(Source code of charts)

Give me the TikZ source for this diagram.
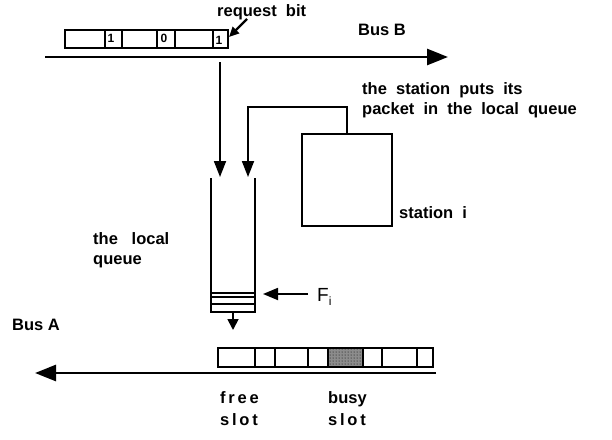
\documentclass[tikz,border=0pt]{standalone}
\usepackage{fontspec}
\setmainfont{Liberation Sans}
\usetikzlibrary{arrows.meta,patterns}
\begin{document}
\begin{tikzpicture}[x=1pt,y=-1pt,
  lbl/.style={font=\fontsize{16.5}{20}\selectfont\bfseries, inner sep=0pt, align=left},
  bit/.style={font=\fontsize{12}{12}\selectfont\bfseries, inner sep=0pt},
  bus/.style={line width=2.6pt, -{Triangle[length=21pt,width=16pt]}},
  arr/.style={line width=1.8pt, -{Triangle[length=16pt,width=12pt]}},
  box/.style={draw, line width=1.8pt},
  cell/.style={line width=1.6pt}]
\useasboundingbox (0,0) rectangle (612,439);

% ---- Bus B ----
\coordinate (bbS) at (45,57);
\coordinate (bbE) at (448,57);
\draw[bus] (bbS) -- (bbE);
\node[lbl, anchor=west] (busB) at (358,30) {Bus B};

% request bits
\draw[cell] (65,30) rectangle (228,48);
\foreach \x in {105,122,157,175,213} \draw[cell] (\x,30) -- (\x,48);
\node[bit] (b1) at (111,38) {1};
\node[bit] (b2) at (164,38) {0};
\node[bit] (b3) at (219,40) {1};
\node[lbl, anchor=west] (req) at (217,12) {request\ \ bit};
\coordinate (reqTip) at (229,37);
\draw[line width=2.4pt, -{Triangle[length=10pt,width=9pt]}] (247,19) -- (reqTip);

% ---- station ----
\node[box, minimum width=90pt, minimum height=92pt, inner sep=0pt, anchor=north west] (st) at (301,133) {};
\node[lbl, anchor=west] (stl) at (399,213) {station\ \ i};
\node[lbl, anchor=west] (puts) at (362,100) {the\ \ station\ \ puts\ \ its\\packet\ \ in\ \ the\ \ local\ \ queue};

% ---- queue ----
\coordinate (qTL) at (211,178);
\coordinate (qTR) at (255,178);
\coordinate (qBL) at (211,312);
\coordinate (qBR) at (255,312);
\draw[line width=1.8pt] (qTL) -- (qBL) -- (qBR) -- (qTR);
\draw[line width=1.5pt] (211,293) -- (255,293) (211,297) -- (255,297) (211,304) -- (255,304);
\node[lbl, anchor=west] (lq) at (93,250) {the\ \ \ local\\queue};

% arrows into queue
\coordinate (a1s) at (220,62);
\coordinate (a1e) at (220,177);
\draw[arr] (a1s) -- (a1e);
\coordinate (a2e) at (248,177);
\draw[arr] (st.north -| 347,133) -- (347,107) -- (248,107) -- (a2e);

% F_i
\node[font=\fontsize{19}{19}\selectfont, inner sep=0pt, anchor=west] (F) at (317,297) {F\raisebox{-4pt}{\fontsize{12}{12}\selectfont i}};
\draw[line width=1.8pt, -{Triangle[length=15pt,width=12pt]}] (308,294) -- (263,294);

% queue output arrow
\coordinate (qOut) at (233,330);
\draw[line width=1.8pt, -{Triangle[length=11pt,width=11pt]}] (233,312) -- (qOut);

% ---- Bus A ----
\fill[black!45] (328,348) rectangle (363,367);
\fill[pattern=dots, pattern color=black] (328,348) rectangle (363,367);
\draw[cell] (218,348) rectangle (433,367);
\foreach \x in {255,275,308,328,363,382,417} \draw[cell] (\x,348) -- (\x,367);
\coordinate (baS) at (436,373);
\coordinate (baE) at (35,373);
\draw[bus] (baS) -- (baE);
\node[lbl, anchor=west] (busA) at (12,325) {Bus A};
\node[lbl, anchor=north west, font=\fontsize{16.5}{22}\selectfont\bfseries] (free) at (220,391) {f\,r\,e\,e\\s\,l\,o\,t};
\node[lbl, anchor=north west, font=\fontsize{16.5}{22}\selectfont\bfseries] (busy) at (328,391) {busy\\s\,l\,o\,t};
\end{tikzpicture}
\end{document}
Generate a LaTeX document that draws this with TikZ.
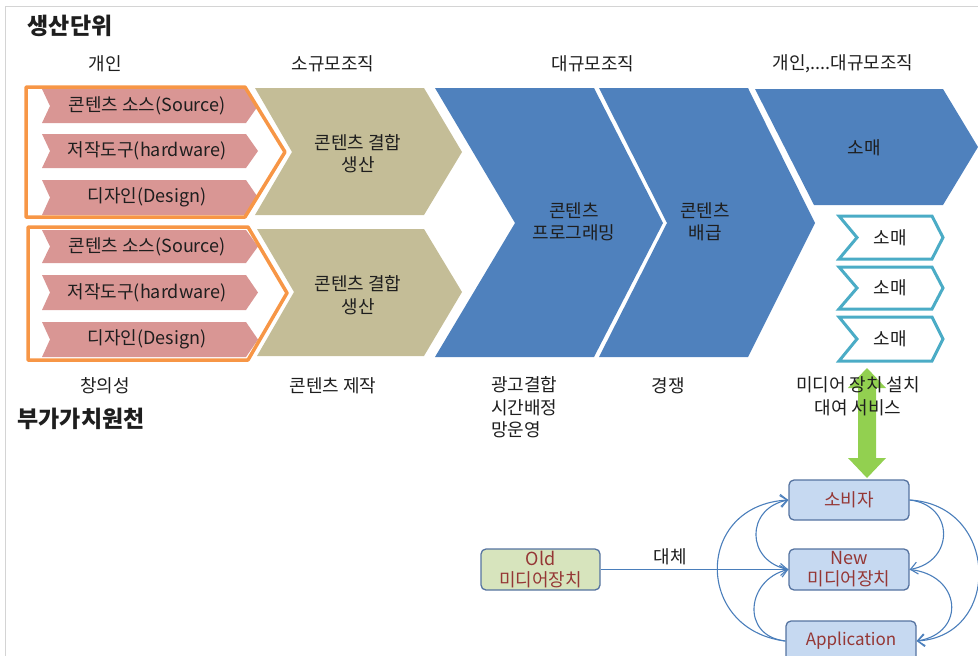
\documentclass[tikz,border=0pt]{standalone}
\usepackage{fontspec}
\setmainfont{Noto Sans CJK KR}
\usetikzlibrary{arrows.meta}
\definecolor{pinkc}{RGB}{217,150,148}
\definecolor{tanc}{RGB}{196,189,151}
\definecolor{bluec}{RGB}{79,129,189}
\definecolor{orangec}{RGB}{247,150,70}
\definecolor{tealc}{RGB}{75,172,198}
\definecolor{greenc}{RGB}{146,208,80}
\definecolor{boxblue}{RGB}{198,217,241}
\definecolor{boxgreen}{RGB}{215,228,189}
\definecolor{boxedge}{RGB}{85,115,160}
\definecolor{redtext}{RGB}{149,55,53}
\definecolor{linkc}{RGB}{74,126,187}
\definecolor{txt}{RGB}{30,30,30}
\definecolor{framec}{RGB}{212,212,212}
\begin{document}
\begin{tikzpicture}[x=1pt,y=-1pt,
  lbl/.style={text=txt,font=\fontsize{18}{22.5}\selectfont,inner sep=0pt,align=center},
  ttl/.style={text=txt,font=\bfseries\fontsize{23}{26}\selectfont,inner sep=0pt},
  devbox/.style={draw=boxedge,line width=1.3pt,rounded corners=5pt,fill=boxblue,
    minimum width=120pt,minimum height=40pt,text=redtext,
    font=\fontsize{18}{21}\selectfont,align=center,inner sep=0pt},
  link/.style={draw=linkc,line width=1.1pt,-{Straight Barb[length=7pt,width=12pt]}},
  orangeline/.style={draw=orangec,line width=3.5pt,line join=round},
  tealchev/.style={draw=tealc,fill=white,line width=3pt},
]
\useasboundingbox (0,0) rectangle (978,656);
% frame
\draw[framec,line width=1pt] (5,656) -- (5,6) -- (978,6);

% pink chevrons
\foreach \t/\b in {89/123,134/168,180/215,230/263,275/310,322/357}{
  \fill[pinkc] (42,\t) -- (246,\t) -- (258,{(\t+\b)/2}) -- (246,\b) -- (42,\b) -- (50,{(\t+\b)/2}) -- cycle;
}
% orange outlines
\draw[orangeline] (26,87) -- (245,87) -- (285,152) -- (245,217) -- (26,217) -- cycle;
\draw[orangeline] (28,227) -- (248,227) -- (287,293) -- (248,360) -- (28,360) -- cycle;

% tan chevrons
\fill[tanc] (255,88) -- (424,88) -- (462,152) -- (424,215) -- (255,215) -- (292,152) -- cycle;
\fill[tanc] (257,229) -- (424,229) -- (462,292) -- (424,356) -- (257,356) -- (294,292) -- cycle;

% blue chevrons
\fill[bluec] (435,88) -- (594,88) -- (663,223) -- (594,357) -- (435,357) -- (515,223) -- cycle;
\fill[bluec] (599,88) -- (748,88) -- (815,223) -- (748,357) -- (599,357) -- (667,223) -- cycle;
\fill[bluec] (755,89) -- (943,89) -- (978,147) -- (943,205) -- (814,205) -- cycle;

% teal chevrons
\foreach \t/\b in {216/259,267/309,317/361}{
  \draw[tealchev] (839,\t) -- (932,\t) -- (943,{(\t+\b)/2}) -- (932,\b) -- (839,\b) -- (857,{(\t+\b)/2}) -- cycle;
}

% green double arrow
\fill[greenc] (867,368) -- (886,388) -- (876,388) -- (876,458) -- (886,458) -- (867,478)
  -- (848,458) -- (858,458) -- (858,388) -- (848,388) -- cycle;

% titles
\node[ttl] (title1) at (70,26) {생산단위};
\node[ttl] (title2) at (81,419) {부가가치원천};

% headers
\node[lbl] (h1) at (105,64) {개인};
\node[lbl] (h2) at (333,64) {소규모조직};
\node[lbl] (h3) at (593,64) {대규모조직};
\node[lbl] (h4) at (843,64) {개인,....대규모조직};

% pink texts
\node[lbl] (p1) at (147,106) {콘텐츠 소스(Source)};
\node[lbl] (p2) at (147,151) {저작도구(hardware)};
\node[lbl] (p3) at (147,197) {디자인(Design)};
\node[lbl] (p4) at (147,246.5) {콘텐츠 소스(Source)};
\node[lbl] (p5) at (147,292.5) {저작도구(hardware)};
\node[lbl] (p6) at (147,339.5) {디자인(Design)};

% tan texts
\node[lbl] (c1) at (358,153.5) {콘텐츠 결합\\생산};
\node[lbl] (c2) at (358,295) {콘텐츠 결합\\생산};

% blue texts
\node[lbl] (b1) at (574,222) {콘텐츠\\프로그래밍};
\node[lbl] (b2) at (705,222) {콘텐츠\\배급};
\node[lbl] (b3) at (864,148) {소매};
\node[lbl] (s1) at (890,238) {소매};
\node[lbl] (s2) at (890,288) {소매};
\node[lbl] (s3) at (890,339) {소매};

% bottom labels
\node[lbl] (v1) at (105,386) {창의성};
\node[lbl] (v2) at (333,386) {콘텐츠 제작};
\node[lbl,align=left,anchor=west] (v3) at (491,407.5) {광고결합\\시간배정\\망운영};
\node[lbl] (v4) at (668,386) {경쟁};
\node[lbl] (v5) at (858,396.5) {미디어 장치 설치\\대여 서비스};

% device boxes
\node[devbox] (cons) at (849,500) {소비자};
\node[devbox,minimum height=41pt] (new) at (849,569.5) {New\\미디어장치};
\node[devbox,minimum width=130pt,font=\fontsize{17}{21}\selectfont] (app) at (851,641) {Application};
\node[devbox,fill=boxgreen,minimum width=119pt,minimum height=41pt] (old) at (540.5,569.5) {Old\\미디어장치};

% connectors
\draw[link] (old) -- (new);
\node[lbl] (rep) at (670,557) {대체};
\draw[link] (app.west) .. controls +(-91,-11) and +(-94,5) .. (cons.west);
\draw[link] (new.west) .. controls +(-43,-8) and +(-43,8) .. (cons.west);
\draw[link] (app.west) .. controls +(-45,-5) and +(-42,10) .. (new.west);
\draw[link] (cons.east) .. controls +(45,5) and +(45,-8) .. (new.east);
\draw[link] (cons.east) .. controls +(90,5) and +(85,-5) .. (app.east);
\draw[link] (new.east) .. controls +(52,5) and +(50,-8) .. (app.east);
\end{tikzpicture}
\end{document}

- GOAL:
Search the records for the word "this". Copy every line that has it.

- EXERCISE SOLUTION:
Give me the TikZ source for this diagram.
Generate a LaTeX document that draws this with TikZ.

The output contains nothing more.